Updated: July 27, 2021 10:11 PM
Created: July 27, 2021 09:15 PM
As the Centers for Disease Control and Prevention revised recommendations Tuesday for COVID-19 safety precautions, Minnesota saw 14 counties listed by the CDC as areas that have “substantial" or "high" rates of new COVID cases.
The CDC said it used a combination of data to determine which counties across the country were considered to have substantial or high rates of new infections — most tied to the new delta variant of the virus.
Those two determinants are low vaccination rates coupled with a rise in new COVID cases.
Dr. Michael Osterholm, the director of the University of Minnesota Center for Infectious Disease Research and Policy, told 5 EYEWITNESS NEWS that Minnesota has done a very good job overall of getting people vaccinated. However, he said there are areas of the state they are watching closely to see what trends develop in the coming days and weeks.
“Minnesota has to feel good about what it’s done in regard to immunizations,” Osterholm said. “But the problem is we do have pockets within the state where we have low vaccination rates, and now these counties have not been highlighted yet because we haven’t seen transmissions, and the question we’re going to have to deal with over the coming days and weeks what do we do if we actually see those transmissions increase.”
As of Tuesday, the CDC identified 11 Minnesota counties as having "substantial" levels of community transmission: Cottonwood, Dodge, Isanti, Mille Lacs, Pope, Redwood, Roseau, Scott, Swift, Traverse and Waseca. Meanwhile, Lake, Lake of the Woods and Wilkin counties were all considered as having "high" levels of community transmission.
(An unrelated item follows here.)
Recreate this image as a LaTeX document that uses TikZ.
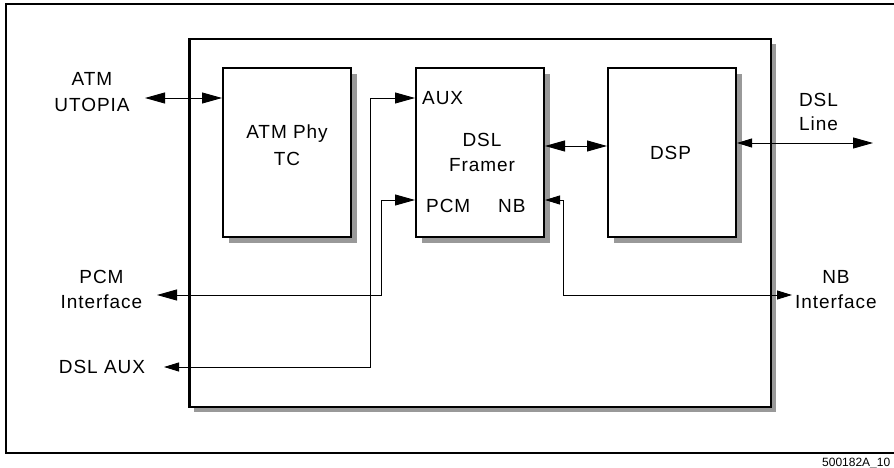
\documentclass[tikz,border=0pt]{standalone}
\usepackage{fontspec}
\setmainfont{Liberation Sans}
\newfontfamily\lblfont[LetterSpace=5]{Liberation Sans}
\usetikzlibrary{arrows.meta,shadows}
\definecolor{shgray}{RGB}{153,153,153}
\begin{document}
\begin{tikzpicture}[x=1pt,y=-1pt,
  lbl/.style={font={\lblfont\fontsize{19}{23}\selectfont},inner sep=0pt,anchor=base},
  foot/.style={font={\fontsize{12}{14}\selectfont},inner sep=0pt,anchor=base west},
  blk/.style={draw,line width=1.8pt,fill=white,minimum width=128.2pt,minimum height=169.2pt,inner sep=0pt,
    drop shadow={shadow xshift=6pt,shadow yshift=-6pt,fill=shgray,opacity=1}},
  chipbox/.style={draw,line width=2.5pt,fill=white,minimum width=581.5pt,minimum height=367.5pt,inner sep=0pt,
    drop shadow={shadow xshift=5pt,shadow yshift=-5pt,fill=shgray,opacity=1}},
  conn/.style={line width=0.9pt},
  bb/.style={conn,arrows={Triangle[length=20pt,width=11pt]-Triangle[length=20pt,width=11pt]}},
  sb/.style={conn,arrows={Triangle[length=15pt,width=9pt]-Triangle[length=20pt,width=11pt]}},
  ss/.style={conn,arrows={Triangle[length=15pt,width=9pt]-Triangle[length=15pt,width=9pt]}},
]
\clip (0,0) rectangle (894,468);
\fill[white] (0,0) rectangle (894,468);
% outer frame
\draw[line width=1.3pt] (6,4) rectangle (910,453);
% chip
\node[chipbox] (chip) at (480,223) {};
% blocks
\node[blk] (atm) at (287,152.5) {};
\node[blk] (framer) at (480,152.5) {};
\node[blk] (dsp) at (672,152.5) {};
% block texts
\node[lbl] (atmt1) at (287,139) {ATM Phy};
\node[lbl] (atmt2) at (287,165) {TC};
\node[lbl] (frt1) at (482,146.7) {DSL};
\node[lbl] (frt2) at (482,171.7) {Framer};
\node[lbl,anchor=base west] (auxl) at (422,105) {AUX};
\node[lbl,anchor=base west] (pcml) at (426,212.7) {PCM};
\node[lbl,anchor=base west] (nbl) at (498,212.7) {NB};
\node[lbl] (dspt) at (670.5,159) {DSP};
% outside labels
\node[lbl] (utop1) at (92,86) {ATM};
\node[lbl] (utop2) at (92,111.5) {UTOPIA};
\node[lbl] (pcmi1) at (101.5,283) {PCM};
\node[lbl] (pcmi2) at (101.5,308) {Interface};
\node[lbl] (dslaux) at (102,373) {DSL AUX};
\node[lbl] (nbi1) at (836,283) {NB};
\node[lbl] (nbi2) at (836,308) {Interface};
\node[lbl] (line1) at (818.5,107) {DSL};
\node[lbl] (line2) at (818.5,131) {Line};
\node[foot] (code) at (822,466) {500182A\_10};
% connectors
\coordinate (utopiaend) at (145,98);
\draw[bb] (utopiaend) -- (utopiaend -| atm.west);
\coordinate (auxend) at (164,367);
\coordinate (auxbend) at (370,98);
\draw[sb] (auxend) -| (auxbend) -- (auxbend -| framer.west);
\coordinate (pcmend) at (157,295);
\coordinate (pcmbend) at (381,200);
\draw[bb] (pcmend) -| (pcmbend) -- (pcmbend -| framer.west);
\coordinate (nbend) at (792,295);
\coordinate (nbbend) at (563,200);
\draw[ss] (nbend) -| (nbbend) -- (nbbend -| framer.east);
\coordinate (fdmid) at (576,146);
\draw[bb] (fdmid -| framer.east) -- (fdmid -| dsp.west);
\coordinate (lineend) at (873,143);
\draw[sb] (lineend -| dsp.east) -- (lineend);
\end{tikzpicture}
\end{document}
As far as the current 14 counties are concerned, Osterholm said, “I think the message we want to get across is we’re not done with this virus yet, and so this is really targeted at those counties where we are seeing this very high level of transmission and for which vaccinations are still very low.”
Osterholm also said the CDC’s new recommendations, which include the suggestion all teachers, staff and students wear masks when they return to school, are “corrected science.”
“So, data that showed a year ago that showed kids were only infrequently infected, or only infrequently transmitting the virus. We now know is not the case,” Osterholm said. “Again, these guidelines are really reflecting the science as we now have it today as we’ve learned over the course of recent weeks and months.”